→ **JOB**
Pictures stay out. Extract the lines below from the first one through the line with "plt.rcParams['font.family'] = ['DejaVu Sans']", both included.
......
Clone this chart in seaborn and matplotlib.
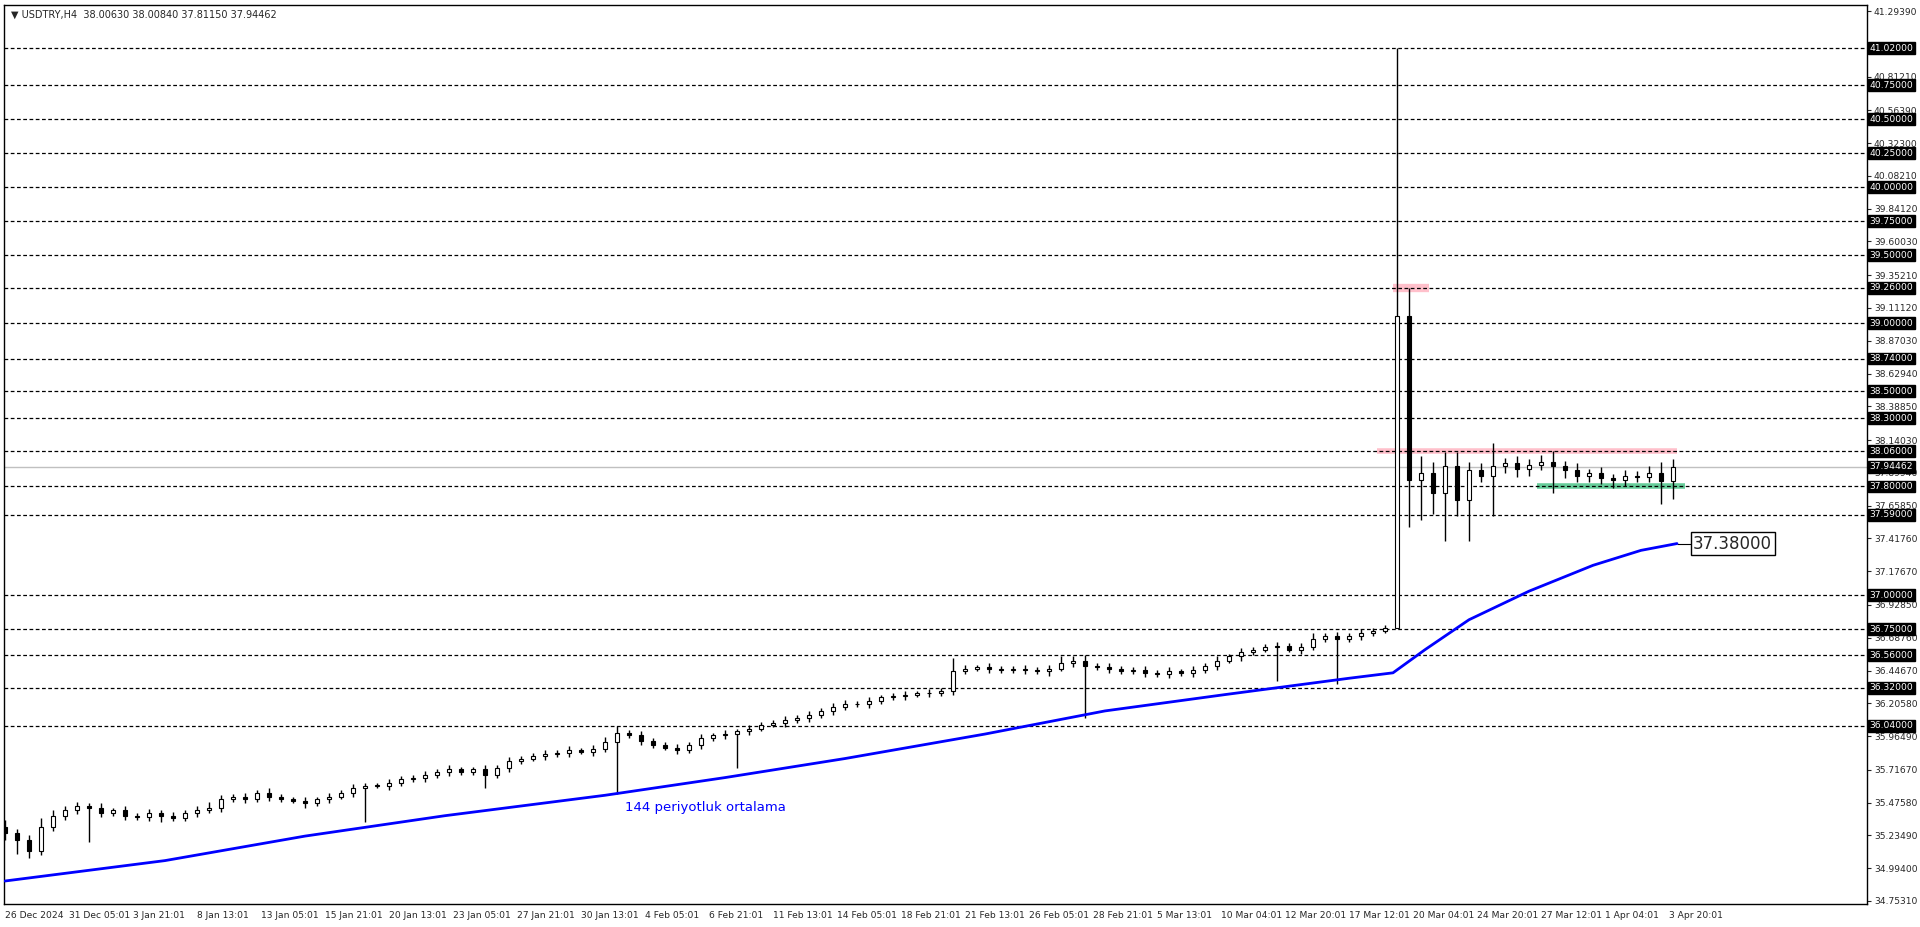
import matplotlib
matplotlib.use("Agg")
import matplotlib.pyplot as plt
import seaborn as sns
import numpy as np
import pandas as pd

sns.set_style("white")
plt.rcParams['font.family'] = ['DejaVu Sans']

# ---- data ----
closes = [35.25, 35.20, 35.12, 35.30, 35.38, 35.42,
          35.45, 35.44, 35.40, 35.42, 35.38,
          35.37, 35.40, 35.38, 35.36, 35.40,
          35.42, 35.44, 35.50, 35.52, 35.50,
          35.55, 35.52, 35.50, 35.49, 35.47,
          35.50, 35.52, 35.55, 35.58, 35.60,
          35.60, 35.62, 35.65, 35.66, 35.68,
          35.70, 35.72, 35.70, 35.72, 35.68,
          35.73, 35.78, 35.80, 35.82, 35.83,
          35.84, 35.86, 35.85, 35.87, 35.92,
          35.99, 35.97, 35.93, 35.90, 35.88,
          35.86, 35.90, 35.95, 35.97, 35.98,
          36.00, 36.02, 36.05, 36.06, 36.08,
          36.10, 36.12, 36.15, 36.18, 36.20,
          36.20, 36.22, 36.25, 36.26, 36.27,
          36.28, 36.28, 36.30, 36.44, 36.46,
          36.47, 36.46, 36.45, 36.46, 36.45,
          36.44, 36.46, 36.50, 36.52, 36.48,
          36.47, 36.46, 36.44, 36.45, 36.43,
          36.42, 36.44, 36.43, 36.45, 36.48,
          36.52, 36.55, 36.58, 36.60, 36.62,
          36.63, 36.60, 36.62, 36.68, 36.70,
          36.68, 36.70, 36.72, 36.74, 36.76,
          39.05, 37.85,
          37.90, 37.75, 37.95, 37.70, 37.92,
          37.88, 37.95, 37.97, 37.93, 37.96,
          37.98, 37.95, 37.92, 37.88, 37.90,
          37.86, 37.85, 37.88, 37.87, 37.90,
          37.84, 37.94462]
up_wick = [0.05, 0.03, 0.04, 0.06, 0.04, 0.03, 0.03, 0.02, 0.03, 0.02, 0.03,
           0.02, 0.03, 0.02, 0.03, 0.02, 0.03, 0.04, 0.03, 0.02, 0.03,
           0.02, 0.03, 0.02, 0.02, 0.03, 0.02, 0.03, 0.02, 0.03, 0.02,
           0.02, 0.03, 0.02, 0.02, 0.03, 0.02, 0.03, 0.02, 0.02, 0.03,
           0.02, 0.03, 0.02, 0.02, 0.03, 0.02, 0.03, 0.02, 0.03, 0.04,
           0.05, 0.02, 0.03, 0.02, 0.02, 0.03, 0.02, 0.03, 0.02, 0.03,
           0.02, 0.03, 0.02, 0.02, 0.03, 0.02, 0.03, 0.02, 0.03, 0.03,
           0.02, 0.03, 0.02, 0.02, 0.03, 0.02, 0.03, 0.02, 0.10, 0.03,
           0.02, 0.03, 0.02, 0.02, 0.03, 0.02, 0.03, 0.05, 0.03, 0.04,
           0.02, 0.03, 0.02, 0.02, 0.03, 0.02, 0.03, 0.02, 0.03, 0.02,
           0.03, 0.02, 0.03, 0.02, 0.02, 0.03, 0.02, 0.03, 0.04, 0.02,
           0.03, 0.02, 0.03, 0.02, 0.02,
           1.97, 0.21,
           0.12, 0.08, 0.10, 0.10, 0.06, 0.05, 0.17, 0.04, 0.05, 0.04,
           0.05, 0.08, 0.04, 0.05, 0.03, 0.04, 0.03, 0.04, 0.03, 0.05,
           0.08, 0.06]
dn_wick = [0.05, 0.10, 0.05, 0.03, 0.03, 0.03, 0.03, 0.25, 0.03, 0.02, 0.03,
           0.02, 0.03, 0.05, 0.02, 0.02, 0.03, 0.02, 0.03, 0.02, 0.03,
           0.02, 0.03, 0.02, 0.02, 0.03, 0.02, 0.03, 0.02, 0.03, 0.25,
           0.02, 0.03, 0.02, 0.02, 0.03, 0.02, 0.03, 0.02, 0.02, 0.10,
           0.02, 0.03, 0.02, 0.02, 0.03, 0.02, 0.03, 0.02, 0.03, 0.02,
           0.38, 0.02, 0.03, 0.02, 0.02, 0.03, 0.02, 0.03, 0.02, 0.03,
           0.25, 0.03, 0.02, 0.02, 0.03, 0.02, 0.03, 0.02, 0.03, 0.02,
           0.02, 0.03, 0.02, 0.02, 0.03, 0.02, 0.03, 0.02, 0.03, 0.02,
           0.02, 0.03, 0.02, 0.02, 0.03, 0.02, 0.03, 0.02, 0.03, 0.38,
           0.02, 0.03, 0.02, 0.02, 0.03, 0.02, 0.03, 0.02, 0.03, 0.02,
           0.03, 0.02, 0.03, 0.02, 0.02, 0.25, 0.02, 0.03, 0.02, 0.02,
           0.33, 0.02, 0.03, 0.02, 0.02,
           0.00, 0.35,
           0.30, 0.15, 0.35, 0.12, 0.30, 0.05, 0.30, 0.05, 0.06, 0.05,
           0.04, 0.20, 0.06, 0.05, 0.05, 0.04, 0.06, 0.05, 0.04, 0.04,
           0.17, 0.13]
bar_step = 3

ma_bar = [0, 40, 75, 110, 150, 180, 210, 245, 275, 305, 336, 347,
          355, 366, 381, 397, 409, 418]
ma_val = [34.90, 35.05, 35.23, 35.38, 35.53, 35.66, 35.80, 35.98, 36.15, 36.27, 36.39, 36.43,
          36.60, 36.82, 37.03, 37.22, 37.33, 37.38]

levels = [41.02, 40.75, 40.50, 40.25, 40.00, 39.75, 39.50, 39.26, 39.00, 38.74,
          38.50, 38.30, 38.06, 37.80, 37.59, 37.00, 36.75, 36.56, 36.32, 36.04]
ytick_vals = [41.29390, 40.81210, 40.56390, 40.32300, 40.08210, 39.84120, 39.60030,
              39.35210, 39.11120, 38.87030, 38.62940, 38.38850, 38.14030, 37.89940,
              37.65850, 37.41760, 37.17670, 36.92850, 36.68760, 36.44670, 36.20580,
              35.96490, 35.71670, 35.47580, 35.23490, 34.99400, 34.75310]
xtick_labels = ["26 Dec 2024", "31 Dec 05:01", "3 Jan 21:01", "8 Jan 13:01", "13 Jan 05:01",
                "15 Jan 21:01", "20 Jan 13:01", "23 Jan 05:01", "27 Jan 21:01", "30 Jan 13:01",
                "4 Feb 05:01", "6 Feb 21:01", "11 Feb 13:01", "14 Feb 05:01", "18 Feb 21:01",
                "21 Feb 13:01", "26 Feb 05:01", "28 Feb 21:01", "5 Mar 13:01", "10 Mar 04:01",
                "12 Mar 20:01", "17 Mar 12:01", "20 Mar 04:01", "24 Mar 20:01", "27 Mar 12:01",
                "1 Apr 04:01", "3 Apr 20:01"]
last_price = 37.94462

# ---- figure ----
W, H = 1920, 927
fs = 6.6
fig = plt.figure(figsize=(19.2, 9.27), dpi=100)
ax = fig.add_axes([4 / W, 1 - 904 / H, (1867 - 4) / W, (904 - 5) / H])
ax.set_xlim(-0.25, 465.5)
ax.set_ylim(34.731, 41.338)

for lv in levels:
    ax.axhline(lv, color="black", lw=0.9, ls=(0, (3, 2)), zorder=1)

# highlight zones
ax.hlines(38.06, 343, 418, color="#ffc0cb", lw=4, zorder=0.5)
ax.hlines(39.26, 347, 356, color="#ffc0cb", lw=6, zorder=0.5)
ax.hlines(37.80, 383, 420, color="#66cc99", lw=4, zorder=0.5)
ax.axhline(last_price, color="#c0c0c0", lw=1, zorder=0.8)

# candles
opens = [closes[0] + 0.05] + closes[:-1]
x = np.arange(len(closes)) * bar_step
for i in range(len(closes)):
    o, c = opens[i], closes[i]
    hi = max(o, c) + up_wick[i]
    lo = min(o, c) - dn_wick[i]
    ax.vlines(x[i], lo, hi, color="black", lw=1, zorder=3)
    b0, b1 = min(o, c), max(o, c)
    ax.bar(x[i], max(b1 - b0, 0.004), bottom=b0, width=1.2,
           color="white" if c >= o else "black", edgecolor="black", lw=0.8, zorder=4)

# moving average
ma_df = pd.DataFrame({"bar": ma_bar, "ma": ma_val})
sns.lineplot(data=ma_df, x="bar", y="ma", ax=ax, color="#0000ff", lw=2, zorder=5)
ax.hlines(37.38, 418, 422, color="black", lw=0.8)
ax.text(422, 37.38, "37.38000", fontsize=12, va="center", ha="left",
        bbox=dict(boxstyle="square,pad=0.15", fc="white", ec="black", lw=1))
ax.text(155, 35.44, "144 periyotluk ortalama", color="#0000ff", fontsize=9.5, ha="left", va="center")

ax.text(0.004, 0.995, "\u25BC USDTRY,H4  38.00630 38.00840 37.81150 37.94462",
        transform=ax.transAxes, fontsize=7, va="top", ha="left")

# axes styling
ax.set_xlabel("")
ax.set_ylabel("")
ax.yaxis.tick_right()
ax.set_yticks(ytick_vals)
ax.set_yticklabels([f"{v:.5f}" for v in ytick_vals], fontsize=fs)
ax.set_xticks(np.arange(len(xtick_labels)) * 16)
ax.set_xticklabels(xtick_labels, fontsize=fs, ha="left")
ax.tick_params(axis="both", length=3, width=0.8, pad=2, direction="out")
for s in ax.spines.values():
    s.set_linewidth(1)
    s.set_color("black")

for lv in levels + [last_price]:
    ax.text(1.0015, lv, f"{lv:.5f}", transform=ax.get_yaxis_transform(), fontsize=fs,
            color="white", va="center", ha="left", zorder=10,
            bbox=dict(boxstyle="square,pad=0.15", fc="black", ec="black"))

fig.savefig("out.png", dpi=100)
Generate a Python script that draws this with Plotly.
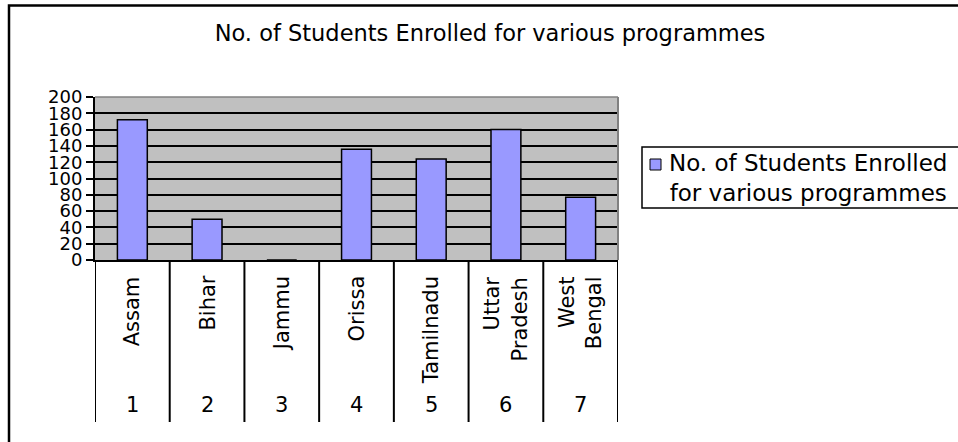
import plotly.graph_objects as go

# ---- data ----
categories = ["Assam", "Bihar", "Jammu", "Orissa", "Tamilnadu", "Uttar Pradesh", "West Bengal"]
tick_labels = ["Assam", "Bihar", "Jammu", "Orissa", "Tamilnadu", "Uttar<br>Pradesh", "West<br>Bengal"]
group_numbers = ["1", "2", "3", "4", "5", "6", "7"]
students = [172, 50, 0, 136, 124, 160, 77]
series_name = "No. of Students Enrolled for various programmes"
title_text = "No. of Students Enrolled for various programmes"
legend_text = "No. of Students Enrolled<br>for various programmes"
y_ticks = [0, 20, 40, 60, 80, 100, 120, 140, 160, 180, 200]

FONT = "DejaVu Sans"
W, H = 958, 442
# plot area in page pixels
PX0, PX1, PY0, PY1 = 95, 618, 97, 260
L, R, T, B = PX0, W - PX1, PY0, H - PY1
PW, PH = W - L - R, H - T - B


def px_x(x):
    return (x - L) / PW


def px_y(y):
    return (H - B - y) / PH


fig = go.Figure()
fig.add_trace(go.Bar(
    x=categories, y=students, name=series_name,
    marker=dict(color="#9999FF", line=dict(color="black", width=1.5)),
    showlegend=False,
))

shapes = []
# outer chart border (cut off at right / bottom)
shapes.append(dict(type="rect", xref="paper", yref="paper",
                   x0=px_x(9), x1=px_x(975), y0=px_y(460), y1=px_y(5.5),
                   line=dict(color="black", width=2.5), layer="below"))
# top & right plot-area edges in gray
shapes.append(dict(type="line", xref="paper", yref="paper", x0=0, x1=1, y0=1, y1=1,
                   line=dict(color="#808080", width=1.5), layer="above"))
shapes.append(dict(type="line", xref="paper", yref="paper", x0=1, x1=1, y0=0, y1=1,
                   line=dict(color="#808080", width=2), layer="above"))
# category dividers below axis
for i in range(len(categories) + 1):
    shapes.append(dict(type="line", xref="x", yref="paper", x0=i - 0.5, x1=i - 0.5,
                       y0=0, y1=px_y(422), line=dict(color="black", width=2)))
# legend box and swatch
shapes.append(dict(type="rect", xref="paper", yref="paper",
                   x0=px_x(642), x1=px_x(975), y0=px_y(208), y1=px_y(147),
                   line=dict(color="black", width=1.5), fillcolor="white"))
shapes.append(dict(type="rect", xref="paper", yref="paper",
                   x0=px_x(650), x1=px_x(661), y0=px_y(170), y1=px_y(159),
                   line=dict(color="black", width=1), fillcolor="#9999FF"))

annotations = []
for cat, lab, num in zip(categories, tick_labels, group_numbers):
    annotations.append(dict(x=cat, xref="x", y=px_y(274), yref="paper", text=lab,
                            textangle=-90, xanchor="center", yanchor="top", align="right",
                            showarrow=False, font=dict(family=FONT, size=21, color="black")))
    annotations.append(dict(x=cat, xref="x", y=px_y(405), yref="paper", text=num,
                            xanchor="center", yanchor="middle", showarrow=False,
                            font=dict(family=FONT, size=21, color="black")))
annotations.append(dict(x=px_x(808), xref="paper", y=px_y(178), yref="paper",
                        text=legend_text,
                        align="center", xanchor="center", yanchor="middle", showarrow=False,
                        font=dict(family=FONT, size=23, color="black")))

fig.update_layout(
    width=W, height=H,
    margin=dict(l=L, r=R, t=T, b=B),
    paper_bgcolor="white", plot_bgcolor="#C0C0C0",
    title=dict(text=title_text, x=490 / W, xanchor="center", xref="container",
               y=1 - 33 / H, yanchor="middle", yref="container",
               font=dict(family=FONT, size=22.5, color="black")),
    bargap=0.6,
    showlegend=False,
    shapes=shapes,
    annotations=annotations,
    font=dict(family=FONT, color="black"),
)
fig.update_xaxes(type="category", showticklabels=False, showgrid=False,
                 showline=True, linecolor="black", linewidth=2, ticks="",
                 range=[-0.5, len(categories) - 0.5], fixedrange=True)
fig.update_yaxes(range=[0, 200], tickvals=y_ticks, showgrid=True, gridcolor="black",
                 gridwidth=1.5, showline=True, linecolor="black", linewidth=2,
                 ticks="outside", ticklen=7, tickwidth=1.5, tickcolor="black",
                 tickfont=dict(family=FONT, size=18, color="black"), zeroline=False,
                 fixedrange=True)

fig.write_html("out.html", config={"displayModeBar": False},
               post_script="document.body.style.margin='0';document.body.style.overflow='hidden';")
......
→ **OUTPUT OF THE TASK**
Clone this chart in seaborn and matplotlib.
import matplotlib
matplotlib.use("Agg")
import matplotlib.pyplot as plt
import seaborn as sns
import numpy as np
import pandas as pd

sns.set_style("white")
plt.rcParams['font.family'] = ['DejaVu Sans']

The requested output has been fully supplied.